Xerom Civil
- Date of birth: 2 April 1994 (age 31)
- Place of birth: Bordeaux, France
- Height: 1.82 m (6 ft 0 in)
- Weight: 118 kg (18 st 8 lb)

Rugby union career
- Position(s): Hooker
- Current team: Bassin d'Arcachon

Youth career
- -: Union Bordeaux Bègles

Senior career
- Years: Team / Apps / (Points)
- 2015–2017: Union Bordeaux Bègles / 7 / (0)
- 2017–2018: Carcassonne / 20 / (10)
- 2018–2019: Agen / 13 / (0)
- 2019–2021: Carcassonne / 9 / (10)
- 2021-: Bassin d'Arcachon /  / ()
- Correct as of 21 July 2024

International career
- Years: Team / Apps / (Points)
- 2015–: Spain / 13 / (0)
- Correct as of 21 July 2024

= Xerom Civil =

Spanish rugby union player

Xerom Civil (born 13 April 1996) is a Spanish rugby union player who plays as a hooker for Bassin d'Arcachon in the Nationale 2. He also has caps playing for the Spanish National Rugby Union side.

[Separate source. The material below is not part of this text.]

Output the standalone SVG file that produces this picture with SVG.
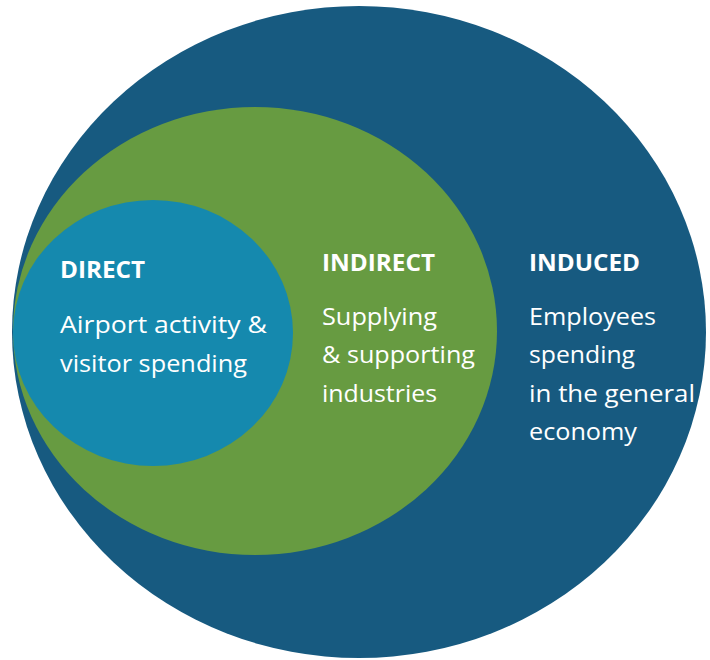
<svg xmlns="http://www.w3.org/2000/svg" width="710" height="660" viewBox="0 0 710 660">
  <style>
    .head { font-family: "Open Sans", "Liberation Sans", sans-serif; font-weight: 700; font-size: 24px; fill: #ffffff; }
    .body { font-family: "Open Sans", "Liberation Sans", sans-serif; font-weight: 400; font-size: 24px; fill: #ffffff; }
  </style>
  <rect width="710" height="660" fill="#ffffff"/>

  <!-- outer ring: induced impact -->
  <g id="induced">
    <ellipse cx="359" cy="332" rx="347" ry="326" fill="#175a80"/>
    <text class="head" x="529" y="271" textLength="111" lengthAdjust="spacingAndGlyphs">INDUCED</text>
    <text class="body" x="529" y="325" textLength="127" lengthAdjust="spacingAndGlyphs">Employees</text>
    <text class="body" x="529" y="363" textLength="106" lengthAdjust="spacingAndGlyphs">spending</text>
    <text class="body" x="529" y="402" textLength="166" lengthAdjust="spacingAndGlyphs">in the general</text>
    <text class="body" x="529" y="440" textLength="108" lengthAdjust="spacingAndGlyphs">economy</text>
  </g>

  <!-- middle ring: indirect impact -->
  <g id="indirect">
    <ellipse cx="255" cy="331" rx="242" ry="224" fill="#679b41"/>
    <text class="head" x="322" y="271" textLength="113" lengthAdjust="spacingAndGlyphs">INDIRECT</text>
    <text class="body" x="322" y="325" textLength="115" lengthAdjust="spacingAndGlyphs">Supplying</text>
    <text class="body" x="322" y="363" textLength="153" lengthAdjust="spacingAndGlyphs">&amp; supporting</text>
    <text class="body" x="322" y="402" textLength="115" lengthAdjust="spacingAndGlyphs">industries</text>
  </g>

  <!-- inner core: direct impact -->
  <g id="direct">
    <ellipse cx="153" cy="333" rx="140" ry="133" fill="#1589ae"/>
    <text class="head" x="60" y="278" textLength="85" lengthAdjust="spacingAndGlyphs">DIRECT</text>
    <text class="body" x="60" y="333" textLength="207" lengthAdjust="spacingAndGlyphs">Airport activity &amp;</text>
    <text class="body" x="60" y="372" textLength="187" lengthAdjust="spacingAndGlyphs">visitor spending</text>
  </g>

  <!-- nested sets, no connectors -->
  <g id="connectors"/>
</svg>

Although born in France, Civil holds dual nationality with Spain.

==Rugby Union Career==

Civil began playing rugby at Union Bordeaux Bègles, where he rose to prominence as a rugby union prop in their youth side. He made his full senior debut during the 2016–17 Top 14 season. Civil dropped down a division to play for Carcassonne in Pro D2 the following season. Civil was signed by Agen for the 2018–19 Top 14 season. After just one Top 14 season Civil returned to Carcassonne ahead of the 2019-2020 French rugby union season.

Civil holds dual nationality and could have played for France but opted for Spain. He made his international debut on 21 November 2015 in Spain against Chile at Torrelavega.